As part of the 2003 Tax Act, the maximum
Section 179 deduction was quadrupled to $100,000 through 2005. By claiming
this deduction, you can expense the first $100,000 of machinery, equipment
and furnishings purchased each year, instead of depreciating its cost over
five or seven years. This election is available whether you purchase new or
used assets.
The second tax break, which is set to expire
at the end of 2004, allows for bonus depreciation on new assets purchased
during the year that were not expensed under Section 179. As long as the
asset is up and running by December 31st, you can immediately
deduct 50% of its purchase price - even if you take a loan to purchase the
asset.
For automobiles and leasehold improvements,
taking advantage of the bonus depreciation rule will save you taxes. That’s
because you’re generally not allowed to claim the 179 deduction for most
automobiles or for improvements to your office space.

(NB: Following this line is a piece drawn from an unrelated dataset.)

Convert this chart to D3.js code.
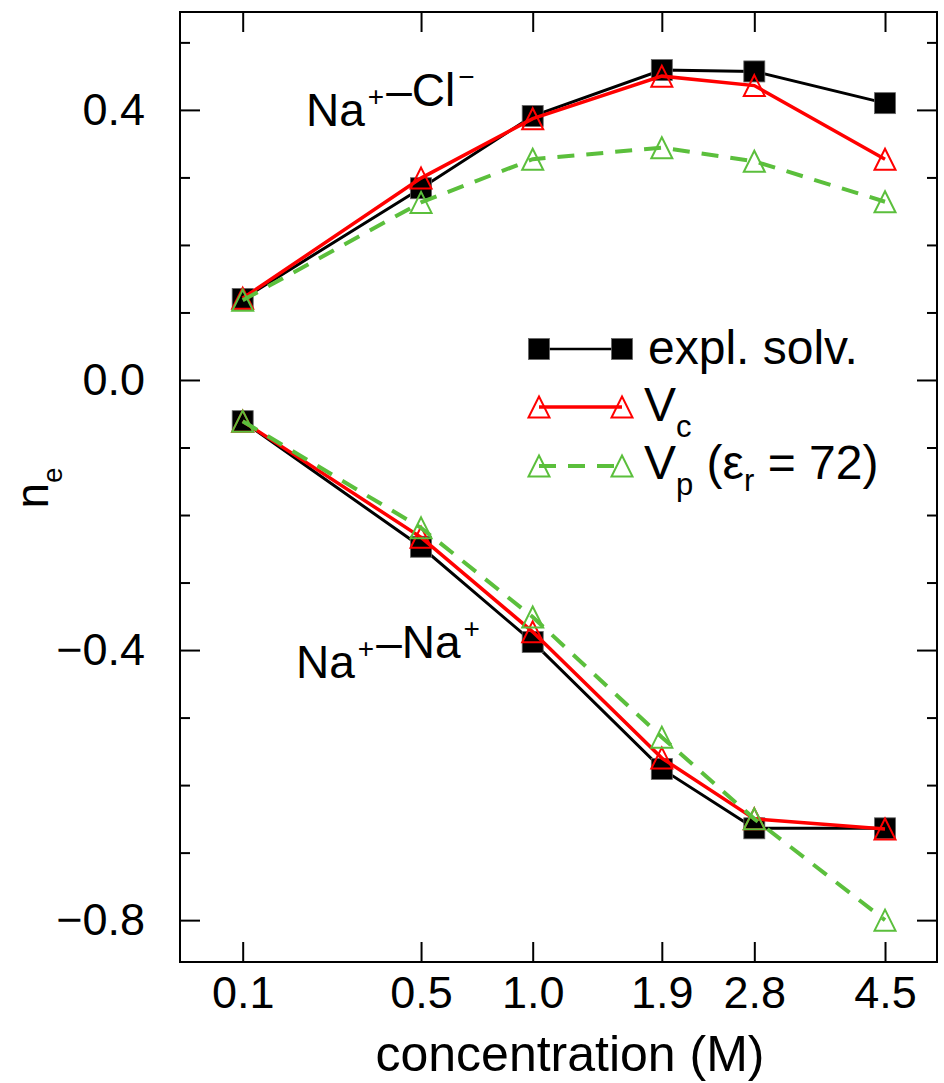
<!DOCTYPE html>
<html>
<head>
<meta charset="utf-8">
<script src="https://cdn.jsdelivr.net/npm/d3@7"></script>
<style>
  html, body { margin: 0; padding: 0; background: #fff; }
  svg { display: block; font-family: "Liberation Sans", Arial, Helvetica, sans-serif; }
</style>
</head>
<body>
<svg id="chart" width="944" height="1083"></svg>
<script>
// ---- data ----
const concentrations = [0.1, 0.5, 1.0, 1.9, 2.8, 4.5];
const xTickLabels = ["0.1", "0.5", "1.0", "1.9", "2.8", "4.5"];

const naclExpl = [0.120, 0.284, 0.391, 0.459, 0.457, 0.410];
const naclVc   = [0.121, 0.299, 0.387, 0.450, 0.436, 0.327];
const naclVp   = [0.118, 0.263, 0.327, 0.344, 0.324, 0.264];

const nanaExpl = [-0.061, -0.247, -0.388, -0.576, -0.664, -0.664];
const nanaVc   = [-0.061, -0.233, -0.373, -0.560, -0.650, -0.665];
const nanaVp   = [-0.061, -0.219, -0.351, -0.529, -0.650, -0.800];

const yMajorTicks = [-0.8, -0.4, 0.0, 0.4];
const yTickLabels = ["\u22120.8", "\u22120.4", "0.0", "0.4"];
const yMinorTicks = [-0.7, -0.6, -0.5, -0.3, -0.2, -0.1, 0.1, 0.2, 0.3, 0.5];

const seriesNames = ["expl. solv.", "Vc", "Vp"];

// ---- layout ----
const L = 180, R = 937, T = 12, B = 962;
const svg = d3.select("#chart");

const x = d3.scalePow().exponent(1 / 3).domain([0.04226, 5.332]).range([L, R]);
const y = d3.scaleLinear().domain([-0.862, 0.545]).range([B, T]);

const BLACK = "#000", RED = "#ff0000", GREEN = "#5bbf3c";
const styles = {
  expl: { color: BLACK, width: 3, dash: null, marker: "square" },
  vc:   { color: RED, width: 3.5, dash: null, marker: "triangle" },
  vp:   { color: GREEN, width: 4, dash: "17,12", marker: "triangle" }
};

// ---- axes (ticks inward on all four sides) ----
const majorLen = 20, minorLen = 10;
const fs = 45;

const axB = d3.axisBottom(x).tickValues(concentrations).tickSize(-majorLen)
  .tickPadding(14).tickFormat((d, i) => xTickLabels[i]);
const gB = svg.append("g").attr("transform", `translate(0,${B})`).call(axB);
const axT = d3.axisTop(x).tickValues(concentrations).tickSize(-majorLen).tickFormat("");
const gT = svg.append("g").attr("transform", `translate(0,${T})`).call(axT);

const axL = d3.axisLeft(y).tickValues(yMajorTicks).tickSize(-majorLen)
  .tickPadding(35).tickFormat((d, i) => yTickLabels[i]);
const gL = svg.append("g").attr("transform", `translate(${L},0)`).call(axL);
const axLm = d3.axisLeft(y).tickValues(yMinorTicks).tickSize(-minorLen).tickFormat("");
const gLm = svg.append("g").attr("transform", `translate(${L},0)`).call(axLm);
const axR = d3.axisRight(y).tickValues(yMajorTicks).tickSize(-majorLen).tickFormat("");
const gR = svg.append("g").attr("transform", `translate(${R},0)`).call(axR);
const axRm = d3.axisRight(y).tickValues(yMinorTicks).tickSize(-minorLen).tickFormat("");
const gRm = svg.append("g").attr("transform", `translate(${R},0)`).call(axRm);

[gB, gT, gL, gLm, gR, gRm].forEach(g => {
  g.select(".domain").remove();
  g.selectAll(".tick line").attr("stroke", "#000").attr("stroke-width", 2);
  g.selectAll(".tick text").attr("fill", "#000").style("font-size", fs + "px")
    .style("font-family", '"Liberation Sans", Arial, sans-serif');
});
gB.selectAll(".tick text").attr("dy", "0.71em");

// frame
svg.append("rect").attr("x", L).attr("y", T).attr("width", R - L).attr("height", B - T)
  .attr("fill", "none").attr("stroke", "#000").attr("stroke-width", 2);

// axis titles
svg.append("text").attr("x", 570).attr("y", 1071).attr("text-anchor", "middle")
  .style("font-size", "50px").text("concentration (M)");

const yl = svg.append("text").attr("transform", "translate(48,488) rotate(-90)")
  .attr("text-anchor", "middle").style("font-size", "46px");
yl.append("tspan").text("n");
yl.append("tspan").attr("dy", 14).style("font-size", "28px").text("e");

// ---- markers ----
const MS = 21;
function drawMarker(g, type, cx, cy, color) {
  if (type === "square") {
    g.append("rect").attr("x", cx - MS / 2).attr("y", cy - MS / 2)
      .attr("width", MS).attr("height", MS).attr("fill", "#000")
      .attr("stroke", "#666").attr("stroke-width", 0.8);
  } else {
    const h = MS / 2;
    g.append("path")
      .attr("d", `M${cx},${cy - h}L${cx + h},${cy + h}L${cx - h},${cy + h}Z`)
      .attr("fill", "none").attr("stroke", color).attr("stroke-width", 2);
  }
}

const line = d3.line().x(d => x(d[0])).y(d => y(d[1]));
function drawSeries(values, st) {
  const pts = concentrations.map((c, i) => [c, values[i]]);
  const g = svg.append("g");
  g.append("path").attr("d", line(pts)).attr("fill", "none")
    .attr("stroke", st.color).attr("stroke-width", st.width)
    .attr("stroke-dasharray", st.dash);
  pts.forEach(p => drawMarker(g, st.marker, x(p[0]), y(p[1]), st.color));
}

drawSeries(naclExpl, styles.expl);
drawSeries(nanaExpl, styles.expl);
drawSeries(naclVc, styles.vc);
drawSeries(nanaVc, styles.vc);
drawSeries(naclVp, styles.vp);
drawSeries(nanaVp, styles.vp);

// ---- annotations ----
function ionLabel(xp, yp, parts) {
  const t = svg.append("text").attr("x", xp).attr("y", yp).style("font-size", "46px");
  parts.forEach(p => {
    if (p.sup) {
      t.append("tspan").attr("dx", 3).attr("dy", -20).style("font-size", "28px").text(p.t);
      t.append("tspan").attr("dy", 20).text("");
    } else {
      t.append("tspan").attr("dx", p.dx || 0).text(p.t);
    }
  });
}
ionLabel(306, 126, [{ t: "Na" }, { t: "+", sup: true }, { t: "\u2013Cl", dx: 2 }, { t: "\u2212", sup: true }]);
ionLabel(296, 678, [{ t: "Na" }, { t: "+", sup: true }, { t: "\u2013Na", dx: 2 }, { t: "+", sup: true }]);

// ---- legend ----
const lx1 = 539, lx2 = 622, ltx = 644;
const rows = [
  { st: styles.expl, y: 349 },
  { st: styles.vc, y: 407 },
  { st: styles.vp, y: 466 }
];
rows.forEach(r => {
  const g = svg.append("g");
  g.append("line").attr("x1", lx1).attr("x2", lx2).attr("y1", r.y).attr("y2", r.y)
    .attr("stroke", r.st.color).attr("stroke-width", r.st.width === 3 ? 2.5 : r.st.width)
    .attr("stroke-dasharray", r.st.dash);
  drawMarker(g, r.st.marker, lx1, r.y, r.st.color);
  drawMarker(g, r.st.marker, lx2, r.y, r.st.color);
});
svg.append("text").attr("x", ltx + 4).attr("y", 364).style("font-size", "48px").text(seriesNames[0]);
const t2 = svg.append("text").attr("x", ltx).attr("y", 421).style("font-size", "48px");
t2.append("tspan").text("V");
t2.append("tspan").attr("dy", 16).style("font-size", "31px").text("c");
const t3 = svg.append("text").attr("x", ltx).attr("y", 479).style("font-size", "48px");
t3.append("tspan").text("V");
t3.append("tspan").attr("dy", 16).style("font-size", "31px").text("p");
t3.append("tspan").attr("dy", -16).text(" (\u03b5");
t3.append("tspan").attr("dy", 12).style("font-size", "31px").text("r");
t3.append("tspan").attr("dy", -12).text(" = 72)");
</script>
</body>
</html>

For new vehicles with a gross loaded weight
of less than 6,000 pounds, the allowable first year depreciation deduction
you can claim will fall from $10,610 in 2004 to $2,960 in 2005.
And for improvements to your office space,
as long as the building is more than three years old, and you aren’t the
owner of the commercial property, you can immediately write off half the
money spent on the improvements. Starting January 1st, you’ll
once again depreciate your leasehold improvements over 39 years.